Nas razões recursais, sustenta:

(1) em relação à inelegibilidade prevista na alínea “e”, deve subsistir a condenação da 4ª Câmara Criminal do Tribunal de Justiça do RS, muito embora haja decisão monocrática do Supremo Tribunal Federal pela concessão de efeito suspensivo a recurso extraordinário de revisão criminal, via ação cautelar ajuizada pelo recorrido;

(2) em relação à inelegibilidade prevista na alínea “g”, aduz que a rejeição das contas caracteriza-se pela irregularidade insanável, apresentando “nota de improbidade”, e sustenta que os atos praticados são graves. Ainda posiciona-se no sentido de que o parecer prévio do Tribunal de Contas “representa muito mais que um mero instrumento técnico opinativo que se presta unicamente a subsidiar o julgamento político por parte do Poder Legislativo”.
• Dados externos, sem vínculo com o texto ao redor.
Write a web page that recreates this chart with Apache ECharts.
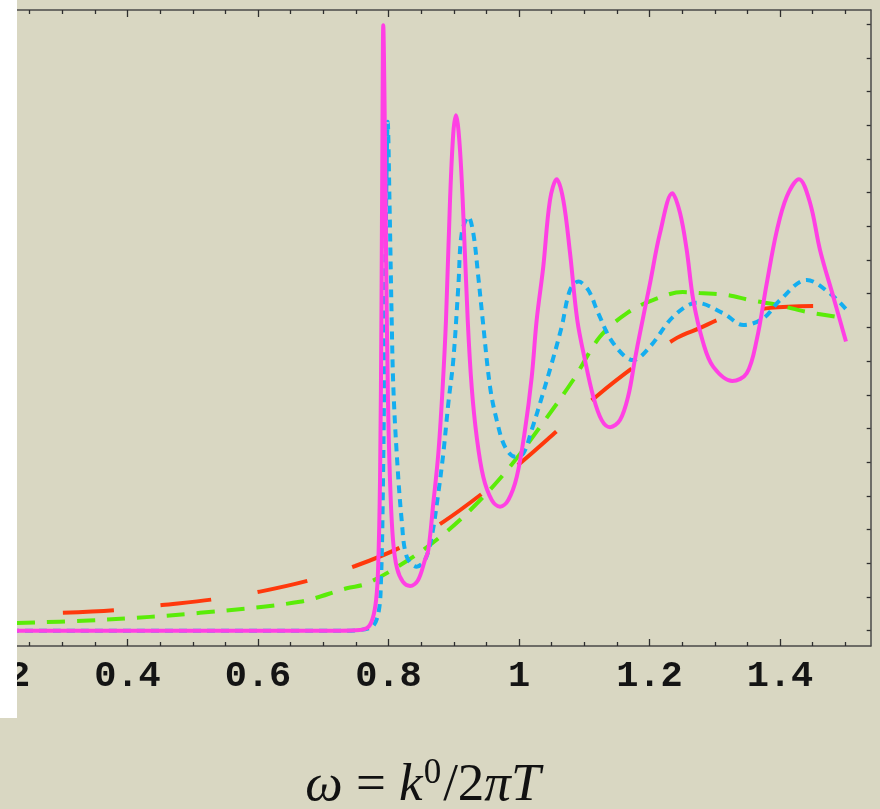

Requer o prequestionamento “da efetiva aplicação” do art. 1º, I, alíneas “e” e “g” da Lei Complementar n. 64/90, bem como o conhecimento e provimento do recurso, para indeferir o registro de candidatura do recorrido, mediante o juízo de procedência da impugnação.

Com as contrarrazões, os autos foram encaminhados com vista à Procuradoria Regional Eleitoral, que lançou parecer pelo provimento do recurso.

É o relatório.

 

VOTO

O recurso é tempestivo, pois interposto dentro do prazo de 3 (três) dias, previsto no art. 52, §1º, da Resolução 23.455/15.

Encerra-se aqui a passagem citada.